I have been guilty of working non stop for 12 hrs at home (of course that’s normal at a wedding). When working from home I schedule food and breaks from my desk in. You need to do this for your own sanity if nothing else. Take the dog for a short walk, potter around your garden, just get away from your workspace, you’ll be more efficient for it.
Limit social media and emails
I feel this is even more important now with everyone being at home and therefore bored, missing social contact and so sending emails, posting on social media etc. Where you can have set times where you will check emails and social media. This is easier to do for some than others. For example in my old role as an engineer I was working away on spreadsheets and calculations, social media was not a part of my work. As a photographer social media is work, I have to be on there actively posting and chatting to people. Even so, I still set times I will and will not be on there and posting. Message me after 8pm, I probably won’t reply until the next day unless you happened to be getting married the next day of course. People forget what the time is and message away. It’s not unusual for me to get messages at 2am, I will not reply to these until 9am at the earliest the next day. I have set that boundary for my own sanity. The same with emails they get checked twice a day.

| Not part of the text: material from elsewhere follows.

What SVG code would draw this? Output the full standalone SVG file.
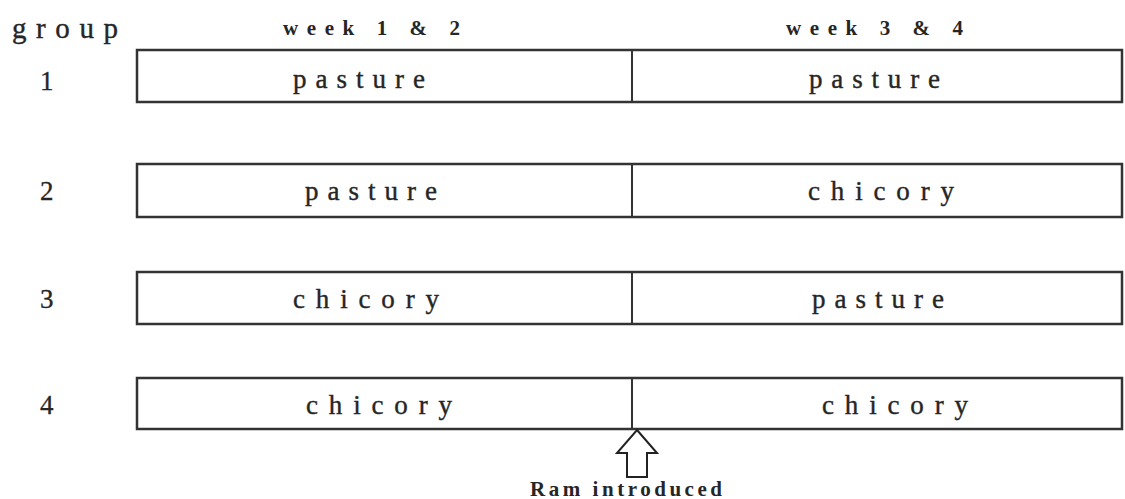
<svg xmlns="http://www.w3.org/2000/svg" width="1125" height="499" viewBox="0 0 1125 499">
<style>
.box{fill:#fff;stroke:#333;stroke-width:2.5}
.div{stroke:#333;stroke-width:2}
.t{font-family:"Liberation Serif",serif;fill:#262626}
.cell{font-size:27px;stroke:#262626;stroke-width:0.4}
.num{font-size:27px;stroke:#262626;stroke-width:0.3}
.hdr{font-size:21px;font-weight:bold}
</style>
<rect width="1125" height="499" fill="#fff"/>
<g id="headers">
<text class="t" x="12" y="38" font-size="29" stroke="#262626" stroke-width="0.4" textLength="106" lengthAdjust="spacing">group</text>
<text class="t hdr" x="283" y="35" textLength="177" lengthAdjust="spacing">week 1 &amp; 2</text>
<text class="t hdr" x="786" y="35" textLength="177" lengthAdjust="spacing">week 3 &amp; 4</text>
</g>
<g id="group1">
<text class="t num" x="40" y="90">1</text>
<rect class="box" x="137" y="50" width="985" height="52"/>
<line class="div" x1="632" y1="50" x2="632" y2="102"/>
<text class="t cell" x="293" y="88" textLength="132" lengthAdjust="spacing">pasture</text>
<text class="t cell" x="809" y="88" textLength="131" lengthAdjust="spacing">pasture</text>
</g>
<g id="group2">
<text class="t num" x="40" y="200">2</text>
<rect class="box" x="137" y="164" width="985" height="53"/>
<line class="div" x1="632" y1="164" x2="632" y2="217"/>
<text class="t cell" x="305" y="200" textLength="132" lengthAdjust="spacing">pasture</text>
<text class="t cell" x="808" y="200" textLength="146" lengthAdjust="spacing">chicory</text>
</g>
<g id="group3">
<text class="t num" x="40" y="308">3</text>
<rect class="box" x="137" y="272" width="985" height="52"/>
<line class="div" x1="632" y1="272" x2="632" y2="324"/>
<text class="t cell" x="293" y="308" textLength="146" lengthAdjust="spacing">chicory</text>
<text class="t cell" x="812" y="308" textLength="132" lengthAdjust="spacing">pasture</text>
</g>
<g id="group4">
<text class="t num" x="40" y="414">4</text>
<rect class="box" x="137" y="378" width="985" height="51"/>
<line class="div" x1="632" y1="378" x2="632" y2="429"/>
<text class="t cell" x="306" y="414" textLength="146" lengthAdjust="spacing">chicory</text>
<text class="t cell" x="822" y="414" textLength="146" lengthAdjust="spacing">chicory</text>
</g>
<g id="connectors">
<path d="M637 430 L657 453 L647 453 L647 477 L627 477 L627 453 L617 453 Z" fill="#fff" stroke="#222" stroke-width="2" stroke-linejoin="miter"/>
</g>
<g id="ram">
<text class="t" x="530" y="496" font-size="21" font-weight="bold" textLength="192" lengthAdjust="spacing">Ram introduced</text>
</g>
</svg>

Be considerate if sharing your home workspace
As you would expect I’ve been working alone at home for a few years with the cat and dog for company. I have fallen into a routine of when I eat, of silence, I like silence to work. It’s not unusual for me to talk to no one until Grant comes home from work. Suddenly he’s home, sat next to me. I already knew from our engineering days that he is noisy and does nothing quietly, even his typing would have colleagues asking if he was trying to break the keyboard. Now he’s home, into my quiet space, half the desk is his and he’s on constant conference calls, the cat and dog have retreated as he’s loud and always in meetings with his shouty phone voice, you know speaks louder than normal when they are on a phone or video. Last week I got hardly any work done. I could not concentrate, my head was banging from being sat next to the constant shouting. So I retreated and worked elsewhere. We have since agreed that when he needs to talk to people he picks up his laptop and works elsewhere. A small change but suddenly I can work efficiently again. So if you sharing a workspace talk to the other person about how you can make it work for both of you.
Have a set finish time
When working in the office I knew when home time was and 90% of the time that is when I left and went home. The same should be true for when working at home. it’s so easy to fall into the trap of doing more work as it won’t take long, suddenly you’ve worked a few extra hours. Be strict with yourselves about this.
Plan social time in
There have been times where Grant has worked away for the week and I’ve not spoken to anyone the whole week. That’s really not good for anyone. I would also feel guilty about meeting friends for lunch etc, obviously, I can’t do that as we are socially distancing. But we can still plan phone calls or video chats with our friends. So do this for your sanity, you need social interaction. Until you leave the office or other work environment you don’t realise how much things like office banter positively affect you and you will miss it.
I hope some of the above is helpful. I know it can be challenging but once you find a new routine working from home can be very effective and fit into your lifestyle in a positive way. Just remember to keep the work/life balance there.